Forest police are “constantly under fire” while on duty, causing injuries and even deaths, according to the Kurdistan Regional Government (KRG) General Directorate of Forests and Grasslands.
“Yes, we have been fired upon and we even sustained injuries, and we’ve lost martyrs,” Captain Fouad Ahmad, the directorate’s spokesperson told Rudaw’s Shahyan Tahseen on her daily Berpirsyar programme on Monday.
“We are constantly under fire, we sustain injuries all the time – from charcoal production plant owners, hunters, loggers, fishermen, all of them fire at us.”
Captain Ahmad said that at least one forest police officer had been fatally shot.
“Are you telling me that there are people in Kurdistan that are prepared to kill a forest police officer in order to illegally hunt or log?” Tahseen asked Captain Ahmad.

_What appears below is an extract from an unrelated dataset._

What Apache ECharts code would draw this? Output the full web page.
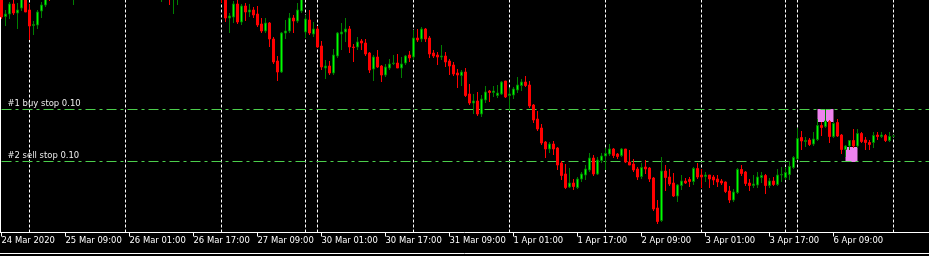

“Yes," he said. "They are prepared to fire at you because you go and disrupt their operation, even though they are destroying the environment.”
The story of illegal logging in the Malakan Valley is complicated by its borderland location. Though the valley is in Erbil province, most of which is controlled by the Kurdistan Democratic Party (KDP), it is far east enough that it falls under the control of Patriotic Union of Kurdistan (PUK) security forces. Khalifan’s Environment and Forest Police, under the command of the KDP, says it wants to stop illegal loggers and charcoal production plant owners from operating in the valley, but are stopped from doing so.
The KDP and PUK’s zones of control were marked out in 1996, in the middle of a civil war between the two parties. The KDP area was commonly known as the Yellow Zone, the PUK area as the Green Zone. The two parties unified their administrations in 2006, and have made significant progress in many fields since, disputes between the two parties over who controls what territory continue to this day.
Both Captain Ahmad and mayor Maghdid Ahmad agree that the KDP-PUK rivalry is making their job harder, at the expense of the environment.
When pressed about the issue, Captain Ahmad, the spokesperson for a directorate of what is supposed to be a multi-party KRG, said that the issue is a rivalry between the “Yellow and Green regions”.
Tahseen asked the captain if he was referring to the KDP-PUK rivalry, to which he said: “You know what I mean; you know the reality of Kurdistan. Sometimes you make a decision, but you can’t enforce it.”
One of the main problems is the influence of officials in the area, who can release a load of illegal trees or charcoal seized by the environment police with just a phone call according to Ahmed, who believes it should be judges clued up on environmental law who preside over such cases.
Another problem facing the forest and environment police is the leniency shown by the courts, with loggers and charcoal production plant owners sometimes released without charge or given a small fine.
“We do our work, but what happens in court is outside my powers,” Captain Ahmad said.
The severity of punishment for chopping down trees depends on the age of the tree. For a tree over the age of 20, the logger has to pay 460,000 dinars and plant at least another three – but these rules are not observed, and not a single person has been forced to pay the full amount, according to officials who spoke to Tahseen.
Illegal logging to produce charcoal and other products is a problem not just in and around Khalifan, but across the Kurdistan Region.
“The trees in Barzinja are facing threats… as a result of two operations from the forest and environment to the village of Gelara, one resident was detained for illegal logging and seized 19 oak trees, and in the second operation two dunams of forest land [were seized] but the perpetrator was not identified,” read a post on the official Facebook page of the forest and environment police of Sulaimani province.
Despite the difficulties they face, the forestry police are, slowly but surely, bringing down loggers and the owners of illegal plants.
“Too many trees are cut every year, but honestly, the situation is getting better and better. Of 40 charcoal production plants, there are 19 left, and some [of the 19] cases are in court,” Captain Ahmad told Rudaw on Monday.
“The day before yesterday, we detained someone transporting a load of charcoal at the Gali Ali Beg checkpoint [near Khalifan] and sent him to court… we do everything in our power to halt this trade.”